Material supplied
----

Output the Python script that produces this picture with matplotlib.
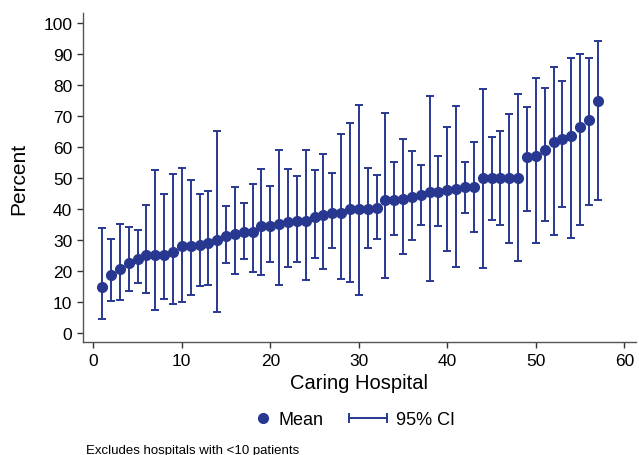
import numpy as np
import matplotlib
matplotlib.use("Agg")
import matplotlib.pyplot as plt
from matplotlib.lines import Line2D
from matplotlib.legend_handler import HandlerBase, HandlerLine2D

plt.rcParams['font.family'] = ['Liberation Sans', 'DejaVu Sans']

hospital = np.arange(1, 58)
mean = [14.8, 18.7, 20.6, 22.6, 23.9, 25.0, 25.0, 25.0, 26.2, 27.9,
        27.9, 28.3, 28.9, 30.0, 31.2, 31.8, 32.5, 32.5, 34.4, 34.4,
        35.0, 35.8, 35.9, 36.2, 37.4, 37.9, 38.7, 38.8, 39.8, 39.8,
        39.8, 40.1, 42.9, 43.0, 43.2, 43.9, 44.5, 45.3, 45.4, 46.0,
        46.5, 47.0, 47.1, 49.9, 49.9, 49.9, 49.9, 49.9, 56.6, 57.0,
        58.9, 61.4, 62.4, 63.4, 66.5, 68.6, 74.8]
lower = [4.3, 10.1, 10.4, 13.4, 16.2, 12.8, 7.3, 10.8, 9.2, 9.8,
         12.2, 15.0, 15.5, 6.8, 22.6, 19.1, 23.9, 19.6, 18.6, 22.7,
         15.4, 21.2, 22.9, 17.1, 24.0, 20.5, 27.2, 17.3, 16.3, 12.1,
         27.5, 30.1, 17.6, 31.4, 25.5, 30.0, 34.8, 16.6, 34.3, 26.5,
         21.2, 38.5, 32.5, 21.0, 36.4, 34.8, 29.1, 23.0, 39.3, 28.8,
         36.2, 31.5, 40.5, 30.7, 34.8, 41.3, 42.7]
upper = [33.8, 30.4, 35.0, 34.1, 33.3, 41.1, 52.4, 44.7, 51.1, 53.3,
         49.4, 44.7, 45.9, 65.1, 40.8, 47.0, 41.9, 47.9, 53.0, 47.5,
         59.0, 52.7, 50.6, 59.1, 52.6, 57.6, 51.4, 64.2, 67.6, 73.6,
         53.3, 50.8, 71.0, 55.1, 62.5, 58.6, 54.2, 76.4, 57.1, 66.5,
         73.3, 55.2, 61.6, 78.8, 63.3, 65.0, 70.7, 76.9, 72.7, 82.1,
         79.1, 85.9, 81.1, 88.8, 89.9, 88.7, 94.3]

navy = '#283891'
mean = np.array(mean)
err = np.vstack([mean - np.array(lower), np.array(upper) - mean])


class HandlerCI(HandlerBase):
    # horizontal bar with end caps, reaching left past its own box
    def create_artists(self, legend, orig_handle, xdescent, ydescent,
                       width, height, fontsize, trans):
        y = height / 2 - ydescent
        x0 = width - 2.25 * fontsize
        x1 = width - 0.15 * fontsize
        line = Line2D([x0, x1], [y, y], color=navy, linewidth=1.4,
                      marker='|', markersize=7, markeredgewidth=1.4)
        line.set_transform(trans)
        return [line]


fig = plt.figure(figsize=(6.39, 4.56), dpi=100)
ax = fig.add_axes([0.1294, 0.2471, 0.8656, 0.7222])

ax.errorbar(hospital, mean, yerr=err, fmt='none', ecolor=navy,
            elinewidth=1.4, capsize=3, capthick=1.4)
ax.plot(hospital, mean, 'o', color=navy, markersize=7, zorder=3)

ax.set_xlim(-1.2, 61.3)
ax.set_ylim(-3.1, 103.2)
ax.set_xticks(range(0, 61, 10))
ax.set_yticks(range(0, 101, 10))
ax.tick_params(labelsize=12.5, length=4, width=1, color='#333333')
for s in ['top', 'right']:
    ax.spines[s].set_visible(False)
for s in ['left', 'bottom']:
    ax.spines[s].set_color('#555555')
    ax.spines[s].set_linewidth(1)

ax.set_xlabel('Caring Hospital', fontsize=14.5, labelpad=4)
ax.set_ylabel('Percent', fontsize=15, labelpad=11)

h_mean = Line2D([], [], color=navy, marker='o', linestyle='none', markersize=7)
h_ci = Line2D([], [], color=navy)
fig.legend([h_mean, h_ci], ['Mean', '95% CI'], ncol=2, frameon=False,
           fontsize=13, loc='center left', bbox_to_anchor=(0.3975, 0.077),
           borderpad=0, borderaxespad=0,
           handlelength=1.0, columnspacing=2.7, handletextpad=0.33,
           handler_map={h_mean: HandlerLine2D(numpoints=1),
                        h_ci: HandlerCI()})

fig.text(0.135, 0.004, 'Excludes hospitals with <10 patients', fontsize=9.5)

fig.savefig('out.png', dpi=100)
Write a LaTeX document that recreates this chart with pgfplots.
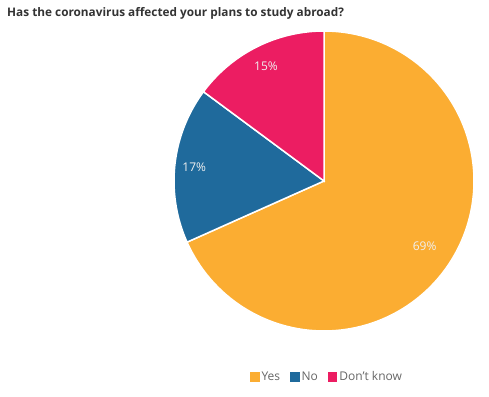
\documentclass[border=0pt]{standalone}
\usepackage{pgfplots}
\usepackage{pgfplotstable}
\pgfplotsset{compat=1.18}
\usepackage{fontspec}
\setmainfont{Open Sans}
\definecolor{cyes}{HTML}{FBAD32}
\definecolor{cno}{HTML}{1F6A9C}
\definecolor{cdk}{HTML}{EC1D62}
\definecolor{ctitle}{HTML}{333333}
\definecolor{clegend}{HTML}{666666}
\pgfplotstableread{
name value
Yes 69
No 17
Dontknow 15
}\piedata
\begin{document}%
\begin{tikzpicture}
\pgfplotstablegetelem{0}{value}\of\piedata\let\vA\pgfplotsretval
\pgfplotstablegetelem{1}{value}\of\piedata\let\vB\pgfplotsretval
\pgfplotstablegetelem{2}{value}\of\piedata\let\vC\pgfplotsretval
\pgfmathsetmacro\tot{\vA+\vB+\vC}
\pgfmathsetmacro\aA{90-(360/\tot)*\vA}
\pgfmathsetmacro\aB{\aA-(360/\tot)*\vB}
\pgfmathsetmacro\aC{-270}
\pgfmathsetmacro\mA{(90+\aA)/2}
\pgfmathsetmacro\mB{(\aA+\aB)/2}
\pgfmathsetmacro\mC{(\aB+\aC)/2}
\path[use as bounding box] (0,0) rectangle (489bp,397bp);
\node[anchor=base west, text=ctitle, font=\fontsize{11.8bp}{14bp}\selectfont\bfseries, inner sep=0pt] at (7bp,380bp) {Has the coronavirus affected your plans to study abroad?};
\begin{axis}[
  at={(324bp,216bp)}, anchor=center,
  width=300bp, height=300bp, scale only axis,
  xmin=-1, xmax=1, ymin=-1, ymax=1,
  hide axis, clip=false,
  legend style={draw=none, fill=none, at={(0.51,-0.153)}, anchor=center,
    legend columns=3, font=\fontsize{12bp}{14bp}\selectfont, text=clegend,
    /tikz/every even column/.append style={column sep=8bp},
    inner sep=0pt},
  legend cell align=left,
]
\addplot[fill=cyes, draw=white, line width=1.5bp, domain=\aA:90, samples=120,
  legend image code/.code={\fill[cyes] (0bp,-4bp) rectangle (8bp,4bp);}]
  ({cos(x)},{sin(x)}) -- (axis cs:0,0) -- cycle;
\addlegendentry{Yes}
\addplot[fill=cno, draw=white, line width=1.5bp, domain=\aB:\aA, samples=40,
  legend image code/.code={\fill[cno] (0bp,-4bp) rectangle (8bp,4bp);}]
  ({cos(x)},{sin(x)}) -- (axis cs:0,0) -- cycle;
\addlegendentry{No}
\addplot[fill=cdk, draw=white, line width=1.5bp, domain=\aC:\aB, samples=40,
  legend image code/.code={\fill[cdk] (0bp,-4bp) rectangle (8bp,4bp);}]
  ({cos(x)},{sin(x)}) -- (axis cs:0,0) -- cycle;
\addlegendentry{Don't know}
\node[text=white!94!black, font=\fontsize{12bp}{14bp}\selectfont] at (axis cs:{0.8*cos(\mA)},{0.8*sin(\mA)}) {\vA\%};
\node[text=white!94!black, font=\fontsize{12bp}{14bp}\selectfont] at (axis cs:{0.87*cos(\mB)},{0.87*sin(\mB)}) {\vB\%};
\node[text=white!94!black, font=\fontsize{12bp}{14bp}\selectfont] at (axis cs:{0.86*cos(\mC)},{0.86*sin(\mC)}) {\vC\%};
\end{axis}
\end{tikzpicture}%
\end{document}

----

Exercise brief
Pictures are excluded: retype only the lines from the beginning of the listing above through the line with "plt.rcParams['font.family'] = ['Liberation", both included.

Answer for this exercise
Output the Python script that produces this picture with matplotlib.
import numpy as np
import matplotlib
matplotlib.use("Agg")
import matplotlib.pyplot as plt
from matplotlib.lines import Line2D
from matplotlib.legend_handler import HandlerBase, HandlerLine2D

plt.rcParams['font.family'] = ['Liberation Sans', 'DejaVu Sans']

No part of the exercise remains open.